Have a conversation with your boss about current salary and/or commission rates. If you’re not satisfied or want a change, don’t be afraid to look around at other positions. Some of them might even have a student loan debt reimbursement plan!

Start a Side Hustle

This could be coaching students on the weekends, driving for Uber, or taking paid online surveys. There are tons of ways to make money outside your 9-5. Now that you have a clear plan to pay off your debts, you’ll be more motivated than ever to figure out creative new ways to earn money.

Build an Online Business

There are so many websites and blogs that earn money from ads, affiliates, and other online products. Find your niche and get started.

3. Celebrate Your Wins

As you progress in your debt payoff journey, don’t forget to celebrate your wins. You need to always reward yourself for the hard work and discipline that is required to get out of debt.

While you shouldn’t celebrate so big that it increases debt, make sure to factor in little rewards to keep you motivated.

4. Set New Financial Goals

Eventually, with a plan and these steps, you can rid yourself of your debt. Once you do, make sure to celebrate your monumental achievement, but don’t stop there.

Now, you can focus on acquiring wealth and increasing your net worth. Set new financial goals so you have a new target to aim toward. Here’s how to set financial goals and actually meet them.
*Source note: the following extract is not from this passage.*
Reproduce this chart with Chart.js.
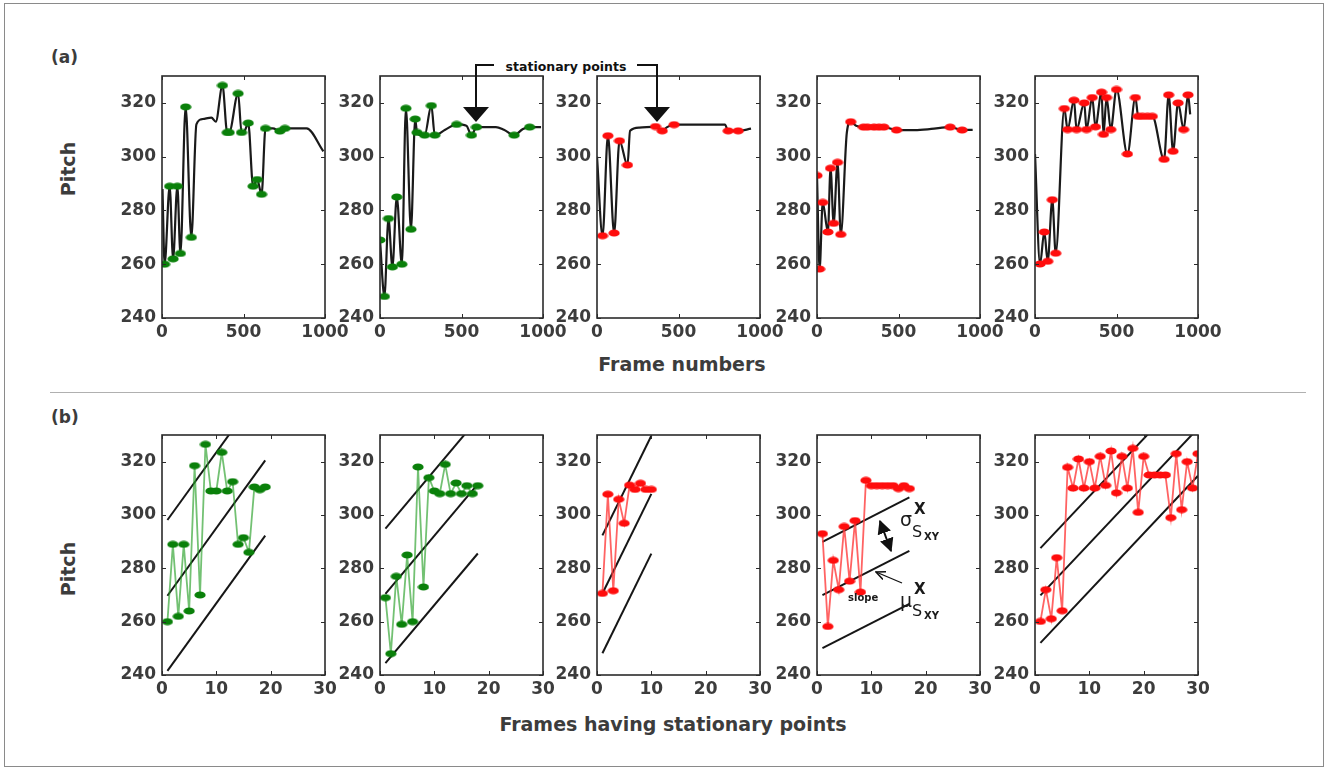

These could be anything now that you are debt free! Think about where you want to travel, buying your first home, or saving for your future retirement. Just like before, make sure that your goals are specific, measurable, and achievable.

Conclusion

Congrats, you can now set a plan in motion to finally pay off your debt quickly (and hopefully forever)!

Remember, if you want to get out of debt quickly, it’s not always easy. Just like any big goal, there will be sacrifices, challenges, and problems to overcome.